Der Experte sagte, dass dies ein Ausdruck eines normalen Gefühls sei, „weil kaum jemand tatsächlich glaubt, dass Russland Litauen überfällt. Natürlich gibt es auch welche, die Angst davor haben, und man sollte das nicht unterschätzen. Das ist zumindest das Elektorat der sogenannten Landsbergis-Partei, der,Heimat-Union‘, einer konservativen Partei in der Anfangszeit (Tėvynės Sąjunga Konservatorių Partija — TSKP). TSKP war komischerweise die Abkürzung für die KPdSU (Tarybų Sąjungos komunistų partija).
Aus diesem Elektorat heraus gebe es natürlich Vorbehalte gegenüber Russland, so Klimaitis weiter.
Man muss aber sehen, wie viel Prozent es sind. Wobei diejenigen, die die Landsbergis-Partei wählen, nicht immer zu 100 Prozent russlandfeindlich gestimmt sind. Es handelt sich nur um einige Prozentpunkte der Bevölkerung.
Obwohl Litauen Mitglied der Nato sei, so der IKES-Vorstandsvorsitzende, „wurde die ganze Nato-Schutzgarantie in Paragraph 5 niemals im Ganzen ins Litauische übersetzt. Diese Schutzgarantie ist relativiert. Da kann jeder der Partner nach eigenem Ermessen beurteilen, ob er da nun eine Aktion gegen einen Aggressor eines Nato-Mitgliedes unternimmt oder nicht, und auch in welcher Form. Selbst das Verteidigungsministerium hat Angst, deutlich zu sagen, wie dünn doch diese Garantieerklärung ist. Der einfache litauische Bürger (und wahrscheinlich auch der lettische und estnische) sind über diese Paragraph-5-Formulierung überhaupt nicht informiert.“
Da die Nato sich sehr weit nach Osten, und zwar in das Baltikum hineingezogen habe, urteilt Klimaitis, und dort einige Hundertschaften fremder Soldaten stationiert und Waffentechnik dorthin gebracht habe, habe sie dadurch die baltischen Länder, wenn es zu einer Auseinandersetzung komme, in eine gefährliche Zone verwandelt.

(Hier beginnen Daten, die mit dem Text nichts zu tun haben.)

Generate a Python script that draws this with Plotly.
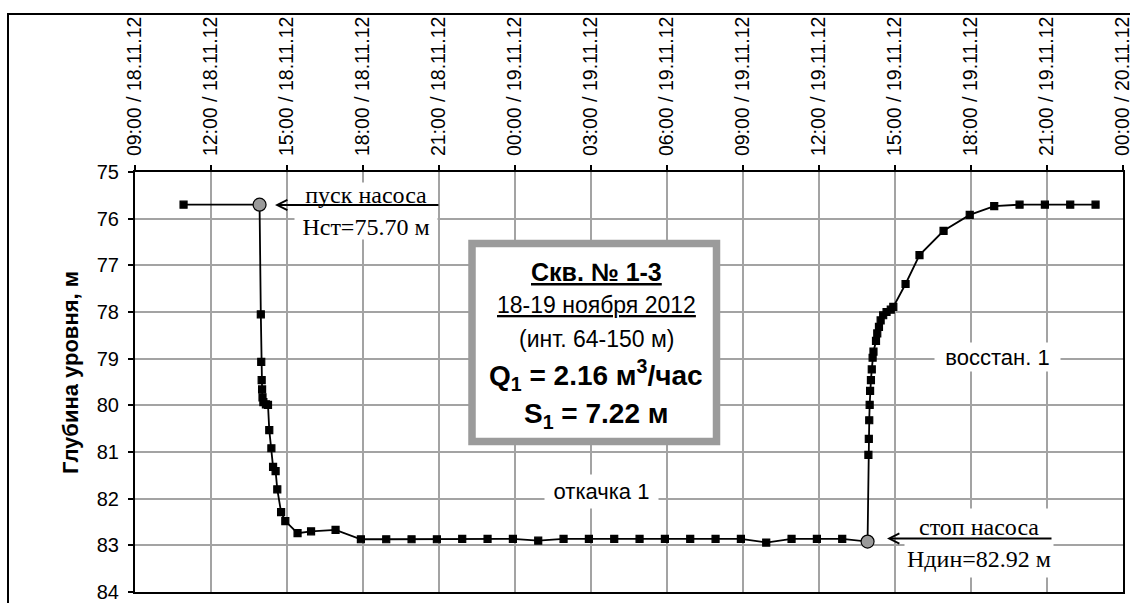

Und das spüren die Menschen und wollen es nicht. Sie wollen diese anwachsende Gefahr gar nicht haben. Sie wollen in Ruhe und Frieden leben und wollen mit Russland und Weißrussland gute wirtschaftliche und kulturelle Beziehungen haben.
Emigration der Landsleute nach Westen besorgt Litauer
Klimaitis schlussfolgert: „Uns fehlen einfach Facharbeiter. Es sind kaum noch Krankenschwestern da. Viele junge Ärzte verlassen das Land, weil sie in Europa viel bessere Verdienstmöglichkeiten haben. Sehr viele Techniker bis hin zu Handwerkern, die viel mehr verdienen im Westen, sind abgesaugt worden.“
Nach der Wiederherstellung der Unabhängigkeit Litauens habe das Land knapp vier Millionen Einwohner gehabt, so der Experte.

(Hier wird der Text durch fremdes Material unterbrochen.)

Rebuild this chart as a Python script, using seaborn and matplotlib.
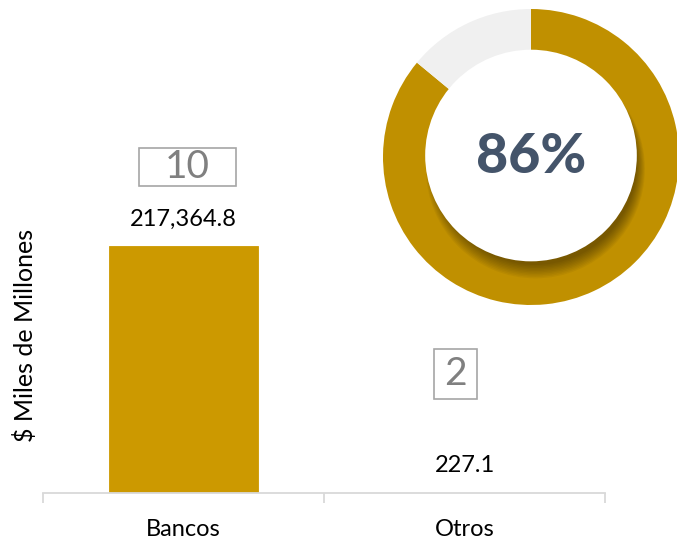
import matplotlib
matplotlib.use("Agg")
import matplotlib.pyplot as plt
import seaborn as sns
import pandas as pd
from matplotlib.patches import Rectangle, Circle

categories = ["Bancos", "Otros"]
values = [217364.8, 227.1]
value_labels = ["217,364.8", "227.1"]
counts = ["10", "2"]
share = [86, 14]
share_label = "86%"

sns.set_theme(style="white")
plt.rcParams["font.family"] = ["Lato", "DejaVu Sans"]

W, H = 677, 541
fig = plt.figure(figsize=(W / 100, H / 100), dpi=100)

def fx(px):
    return px / W

def fy(py):
    return 1 - py / H

# ---- Bar chart ----
ax = fig.add_axes([fx(43), fy(493), (605 - 43) / W, (493 - 10) / H])
df = pd.DataFrame({"cat": categories, "val": values})
sns.barplot(data=df, x="cat", y="val", color="#CC9900", width=0.53, ax=ax,
            saturation=1, edgecolor="#CC9900", linewidth=0.6)
ax.set_xlim(-0.5, 1.5)
ax.set_ylim(0, 425000)
ax.set_yticks([])
ax.set_xlabel("")
ax.set_ylabel("$ Miles de Millones", fontsize=18, color="black")
ax.yaxis.set_label_coords(-0.01, 0.327)
for s in ["top", "right", "left"]:
    ax.spines[s].set_visible(False)
ax.spines["bottom"].set_color("#D9D9D9")
ax.spines["bottom"].set_linewidth(1.3)
ax.set_xticks([0, 1])
ax.set_xticklabels(categories, fontsize=17, color="black")
ax.tick_params(axis="x", which="major", length=0, pad=19)
ax.set_xticks([-0.5, 0.5, 1.5], minor=True)
ax.tick_params(axis="x", which="minor", length=7, width=1.3, color="#D9D9D9",
               direction="out", bottom=True)

for i, (v, lab) in enumerate(zip(values, value_labels)):
    ax.annotate(lab, xy=(i, v), xytext=(0, 19.4), textcoords="offset points",
                ha="center", va="center", fontsize=17, color="black")

# count boxes (figure-pixel layout)
boxes = [(139, 148, 97, 38), (434, 349, 43, 50)]
for (bx, by, bw, bh), c in zip(boxes, counts):
    fig.patches.append(Rectangle((fx(bx), fy(by + bh)), bw / W, bh / H,
                                 transform=fig.transFigure, fill=False,
                                 edgecolor="#A6A6A6", linewidth=1.2))
    fig.text(fx(bx + bw / 2), fy(by + bh / 2), c, ha="center", va="center",
             fontsize=28, color="#808080")

# ---- Donut ----
cx, cy, R = 531, 157, 148
dax = fig.add_axes([fx(cx - R), fy(cy + R), 2 * R / W, 2 * R / H])
dax.pie(share, colors=["#C09000", "#F0F0F0"], startangle=90, counterclock=False,
        radius=1, wedgeprops=dict(linewidth=0))
# shadow under inner circle
for k in range(10):
    dax.add_patch(Circle((0.03, -0.08 + 0.004 * k), 0.74 - 0.006 * k,
                         color="black", alpha=0.045, linewidth=0, zorder=3))
dax.add_patch(Circle((0, 0.01), 0.715, color="white", linewidth=0, zorder=4))
dax.text(0, 0.0, share_label, ha="center", va="center", fontsize=40,
         fontweight="black", color="#44546A", zorder=5)
dax.set_xlim(-1, 1)
dax.set_ylim(-1, 1)
dax.set_aspect("equal")
dax.axis("off")

fig.savefig("out.png", dpi=100)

Jetzt haben wir 2,8 Millionen. Ein großer Teil der Bevölkerung ist weggegangen, und zwar nicht die Alten und nicht die Kinder, sondern junge gut ausgebildete Menschen in perspektivreichen Berufen. Sie haben ihre Heimat verlassen, weil sie in der EU mehr verdienen.
Diese Art der Migration sei für Litauen außergewöhnlich schädlich, bedauert Klimaitis, denn der Westen habe dafür niemals irgendeine Entschädigung gegeben. „All die Ausbildung dieser Fachleute, das Bauen der Schulen und Universitäten, hat sehr viel Geld gekostet. Viele von diesen Migranten haben ihre Ausbildung noch zu Sowjetzeit in Litauen bekommen. Einen finanziellen Ausgleich hat es nie gegeben.“
Die Landsbergis-Partei ist heutzutage in der Opposition. Die führende Kraft in der Regierungskoalition ist die Bauernunion (Valstiečių sąjunga) mit dem Parteivorsitzenden Ramunas Karbauskis. Aber der Ministerpräsident ist Saulius Skvernelis. Laut der Verfassung Litauens leitet der Präsident (heute die Präsidentin Dalia Grybauskaite) die Außen- und Sicherheitspolitik.